§ **STATED PROBLEM**: Beginning with the first line, set down every line through the one containing "var hboMinor = d3.range(0, 271, 10);", exactly as it appears, but not the pictures.

— start INFORMATION SUPPLIED —

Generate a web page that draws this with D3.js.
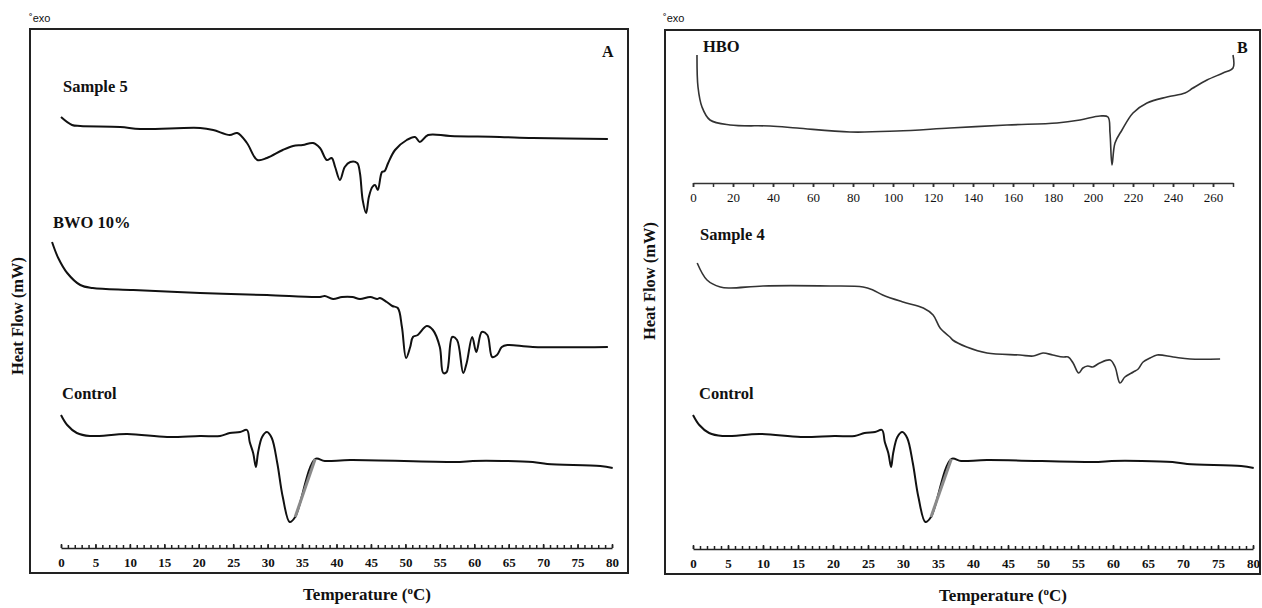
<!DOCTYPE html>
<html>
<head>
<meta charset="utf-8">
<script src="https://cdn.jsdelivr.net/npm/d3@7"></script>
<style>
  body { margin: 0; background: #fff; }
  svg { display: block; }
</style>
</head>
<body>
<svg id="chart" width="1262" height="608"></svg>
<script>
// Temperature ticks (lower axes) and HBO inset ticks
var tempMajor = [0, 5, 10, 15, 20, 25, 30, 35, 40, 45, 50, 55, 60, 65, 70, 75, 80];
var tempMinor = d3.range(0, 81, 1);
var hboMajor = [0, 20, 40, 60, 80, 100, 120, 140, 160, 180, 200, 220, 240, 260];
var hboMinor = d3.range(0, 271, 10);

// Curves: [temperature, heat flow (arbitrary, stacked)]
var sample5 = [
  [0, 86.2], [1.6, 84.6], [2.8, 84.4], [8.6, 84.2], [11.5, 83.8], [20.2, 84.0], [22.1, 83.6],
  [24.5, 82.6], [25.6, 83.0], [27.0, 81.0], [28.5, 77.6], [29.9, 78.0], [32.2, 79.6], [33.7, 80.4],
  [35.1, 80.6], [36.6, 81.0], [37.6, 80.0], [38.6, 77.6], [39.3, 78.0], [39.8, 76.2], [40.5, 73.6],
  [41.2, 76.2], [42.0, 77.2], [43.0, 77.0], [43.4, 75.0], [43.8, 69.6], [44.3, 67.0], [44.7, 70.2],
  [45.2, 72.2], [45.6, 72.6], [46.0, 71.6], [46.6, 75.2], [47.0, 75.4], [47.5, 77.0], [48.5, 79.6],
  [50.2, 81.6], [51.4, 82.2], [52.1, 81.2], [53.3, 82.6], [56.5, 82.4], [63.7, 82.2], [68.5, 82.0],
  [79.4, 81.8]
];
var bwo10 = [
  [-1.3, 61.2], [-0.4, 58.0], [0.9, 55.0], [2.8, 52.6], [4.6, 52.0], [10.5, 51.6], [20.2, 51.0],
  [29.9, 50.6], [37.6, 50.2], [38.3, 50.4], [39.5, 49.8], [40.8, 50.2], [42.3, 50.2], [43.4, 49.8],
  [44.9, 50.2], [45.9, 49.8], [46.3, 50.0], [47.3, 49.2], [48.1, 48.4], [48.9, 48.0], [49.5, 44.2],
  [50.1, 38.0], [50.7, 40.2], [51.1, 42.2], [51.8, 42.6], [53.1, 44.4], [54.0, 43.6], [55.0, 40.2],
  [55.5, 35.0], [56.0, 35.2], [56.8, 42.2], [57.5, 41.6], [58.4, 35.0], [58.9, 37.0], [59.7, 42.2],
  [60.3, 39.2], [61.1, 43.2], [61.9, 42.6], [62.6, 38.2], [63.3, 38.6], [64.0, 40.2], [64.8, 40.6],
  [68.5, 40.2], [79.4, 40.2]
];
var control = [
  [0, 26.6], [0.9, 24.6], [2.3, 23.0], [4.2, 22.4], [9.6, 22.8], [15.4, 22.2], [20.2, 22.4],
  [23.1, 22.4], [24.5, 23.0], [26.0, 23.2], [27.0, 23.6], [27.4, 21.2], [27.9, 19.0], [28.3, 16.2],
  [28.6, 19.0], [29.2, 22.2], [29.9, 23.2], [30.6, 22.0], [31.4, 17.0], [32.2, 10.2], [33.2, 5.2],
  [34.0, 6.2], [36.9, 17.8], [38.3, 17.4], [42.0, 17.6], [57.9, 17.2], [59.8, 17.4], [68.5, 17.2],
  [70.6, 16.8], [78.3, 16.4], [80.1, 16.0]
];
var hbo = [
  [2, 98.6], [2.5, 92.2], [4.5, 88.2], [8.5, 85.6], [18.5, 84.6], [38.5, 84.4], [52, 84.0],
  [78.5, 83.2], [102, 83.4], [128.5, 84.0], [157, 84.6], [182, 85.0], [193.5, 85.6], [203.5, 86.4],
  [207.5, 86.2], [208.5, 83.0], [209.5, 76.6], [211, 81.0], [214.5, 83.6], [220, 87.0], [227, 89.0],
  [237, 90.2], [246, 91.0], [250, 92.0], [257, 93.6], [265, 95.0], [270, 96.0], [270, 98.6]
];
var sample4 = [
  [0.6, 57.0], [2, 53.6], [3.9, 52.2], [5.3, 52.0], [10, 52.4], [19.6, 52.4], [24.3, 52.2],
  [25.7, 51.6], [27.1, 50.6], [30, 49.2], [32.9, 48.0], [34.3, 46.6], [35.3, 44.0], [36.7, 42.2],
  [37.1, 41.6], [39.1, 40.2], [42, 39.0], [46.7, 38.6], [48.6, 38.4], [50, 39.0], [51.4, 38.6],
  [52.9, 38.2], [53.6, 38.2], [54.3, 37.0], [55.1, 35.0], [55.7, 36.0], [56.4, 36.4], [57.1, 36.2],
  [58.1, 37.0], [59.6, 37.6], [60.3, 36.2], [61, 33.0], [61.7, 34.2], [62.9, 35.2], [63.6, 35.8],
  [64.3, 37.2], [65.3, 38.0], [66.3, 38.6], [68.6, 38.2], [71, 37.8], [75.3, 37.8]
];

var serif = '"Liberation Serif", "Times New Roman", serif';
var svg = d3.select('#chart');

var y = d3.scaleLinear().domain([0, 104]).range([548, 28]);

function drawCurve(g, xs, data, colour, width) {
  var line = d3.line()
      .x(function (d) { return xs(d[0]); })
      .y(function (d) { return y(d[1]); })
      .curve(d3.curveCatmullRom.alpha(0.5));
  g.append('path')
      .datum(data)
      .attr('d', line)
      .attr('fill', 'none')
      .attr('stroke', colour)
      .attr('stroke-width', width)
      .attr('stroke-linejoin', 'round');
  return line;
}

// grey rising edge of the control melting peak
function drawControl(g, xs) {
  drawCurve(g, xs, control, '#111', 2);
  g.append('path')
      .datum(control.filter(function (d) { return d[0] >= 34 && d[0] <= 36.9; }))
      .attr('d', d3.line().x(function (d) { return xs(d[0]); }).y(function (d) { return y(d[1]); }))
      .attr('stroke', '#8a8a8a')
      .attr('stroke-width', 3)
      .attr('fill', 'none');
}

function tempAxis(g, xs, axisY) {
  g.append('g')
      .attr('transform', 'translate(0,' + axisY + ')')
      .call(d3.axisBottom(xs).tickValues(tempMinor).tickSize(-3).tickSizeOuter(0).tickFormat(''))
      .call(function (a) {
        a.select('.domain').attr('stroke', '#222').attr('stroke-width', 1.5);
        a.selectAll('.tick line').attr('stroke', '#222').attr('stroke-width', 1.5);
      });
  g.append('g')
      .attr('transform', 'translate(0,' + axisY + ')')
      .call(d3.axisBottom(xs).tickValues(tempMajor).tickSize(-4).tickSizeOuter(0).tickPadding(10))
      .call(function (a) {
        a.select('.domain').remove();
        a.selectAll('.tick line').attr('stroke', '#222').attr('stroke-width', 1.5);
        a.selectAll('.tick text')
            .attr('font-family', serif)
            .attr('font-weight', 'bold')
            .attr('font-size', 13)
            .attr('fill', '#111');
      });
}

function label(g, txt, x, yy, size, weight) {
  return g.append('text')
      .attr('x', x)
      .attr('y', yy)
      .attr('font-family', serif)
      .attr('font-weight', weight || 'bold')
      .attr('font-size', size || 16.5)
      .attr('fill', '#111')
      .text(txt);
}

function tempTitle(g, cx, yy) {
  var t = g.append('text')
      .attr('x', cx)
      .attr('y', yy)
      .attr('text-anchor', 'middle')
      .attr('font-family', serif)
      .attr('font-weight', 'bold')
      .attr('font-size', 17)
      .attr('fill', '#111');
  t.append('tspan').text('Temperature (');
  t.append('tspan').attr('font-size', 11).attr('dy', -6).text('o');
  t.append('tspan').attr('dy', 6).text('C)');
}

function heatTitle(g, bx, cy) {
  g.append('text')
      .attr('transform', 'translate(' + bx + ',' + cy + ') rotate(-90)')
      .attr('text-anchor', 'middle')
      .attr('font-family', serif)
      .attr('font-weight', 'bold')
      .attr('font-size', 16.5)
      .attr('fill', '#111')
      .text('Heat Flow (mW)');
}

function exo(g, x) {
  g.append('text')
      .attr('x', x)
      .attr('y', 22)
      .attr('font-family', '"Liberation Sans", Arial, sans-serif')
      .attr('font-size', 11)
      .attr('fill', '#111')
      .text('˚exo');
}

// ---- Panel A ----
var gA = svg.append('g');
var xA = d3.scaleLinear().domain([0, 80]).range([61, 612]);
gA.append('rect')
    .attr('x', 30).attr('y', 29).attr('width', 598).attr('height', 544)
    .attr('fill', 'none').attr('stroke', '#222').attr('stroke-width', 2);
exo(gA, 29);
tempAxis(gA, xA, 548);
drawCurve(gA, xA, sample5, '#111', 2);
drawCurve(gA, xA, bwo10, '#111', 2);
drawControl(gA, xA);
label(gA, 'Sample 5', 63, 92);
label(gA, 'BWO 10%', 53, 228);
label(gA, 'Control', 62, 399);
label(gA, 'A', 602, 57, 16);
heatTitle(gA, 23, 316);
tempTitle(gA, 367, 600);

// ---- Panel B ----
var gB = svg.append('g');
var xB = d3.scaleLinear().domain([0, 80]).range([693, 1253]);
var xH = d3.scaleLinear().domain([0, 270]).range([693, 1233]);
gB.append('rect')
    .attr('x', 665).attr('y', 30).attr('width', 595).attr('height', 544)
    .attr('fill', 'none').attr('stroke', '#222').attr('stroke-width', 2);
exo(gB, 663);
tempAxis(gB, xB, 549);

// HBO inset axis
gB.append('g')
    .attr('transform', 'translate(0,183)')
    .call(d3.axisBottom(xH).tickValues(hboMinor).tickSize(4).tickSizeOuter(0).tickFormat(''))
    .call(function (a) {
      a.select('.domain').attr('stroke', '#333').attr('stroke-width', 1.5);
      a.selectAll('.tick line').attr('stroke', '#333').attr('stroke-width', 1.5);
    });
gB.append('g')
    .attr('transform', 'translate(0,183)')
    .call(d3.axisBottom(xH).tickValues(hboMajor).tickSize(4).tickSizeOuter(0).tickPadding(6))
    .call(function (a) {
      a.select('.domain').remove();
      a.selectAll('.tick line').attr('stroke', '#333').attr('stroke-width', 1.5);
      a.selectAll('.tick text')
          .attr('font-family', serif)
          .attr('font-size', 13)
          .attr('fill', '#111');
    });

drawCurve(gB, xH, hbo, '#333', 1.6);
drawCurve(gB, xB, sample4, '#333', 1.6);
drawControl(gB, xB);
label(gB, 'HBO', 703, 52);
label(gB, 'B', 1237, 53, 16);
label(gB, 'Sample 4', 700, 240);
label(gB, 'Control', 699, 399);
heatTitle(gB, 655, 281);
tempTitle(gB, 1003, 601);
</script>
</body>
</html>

— end INFORMATION SUPPLIED —

§ **RESULT FOR THIS EXERCISE**:
Generate a web page that draws this with D3.js.
<!DOCTYPE html>
<html>
<head>
<meta charset="utf-8">
<script src="https://cdn.jsdelivr.net/npm/d3@7"></script>
<style>
  body { margin: 0; background: #fff; }
  svg { display: block; }
</style>
</head>
<body>
<svg id="chart" width="1262" height="608"></svg>
<script>
// Temperature ticks (lower axes) and HBO inset ticks
var tempMajor = [0, 5, 10, 15, 20, 25, 30, 35, 40, 45, 50, 55, 60, 65, 70, 75, 80];
var tempMinor = d3.range(0, 81, 1);
var hboMajor = [0, 20, 40, 60, 80, 100, 120, 140, 160, 180, 200, 220, 240, 260];
var hboMinor = d3.range(0, 271, 10);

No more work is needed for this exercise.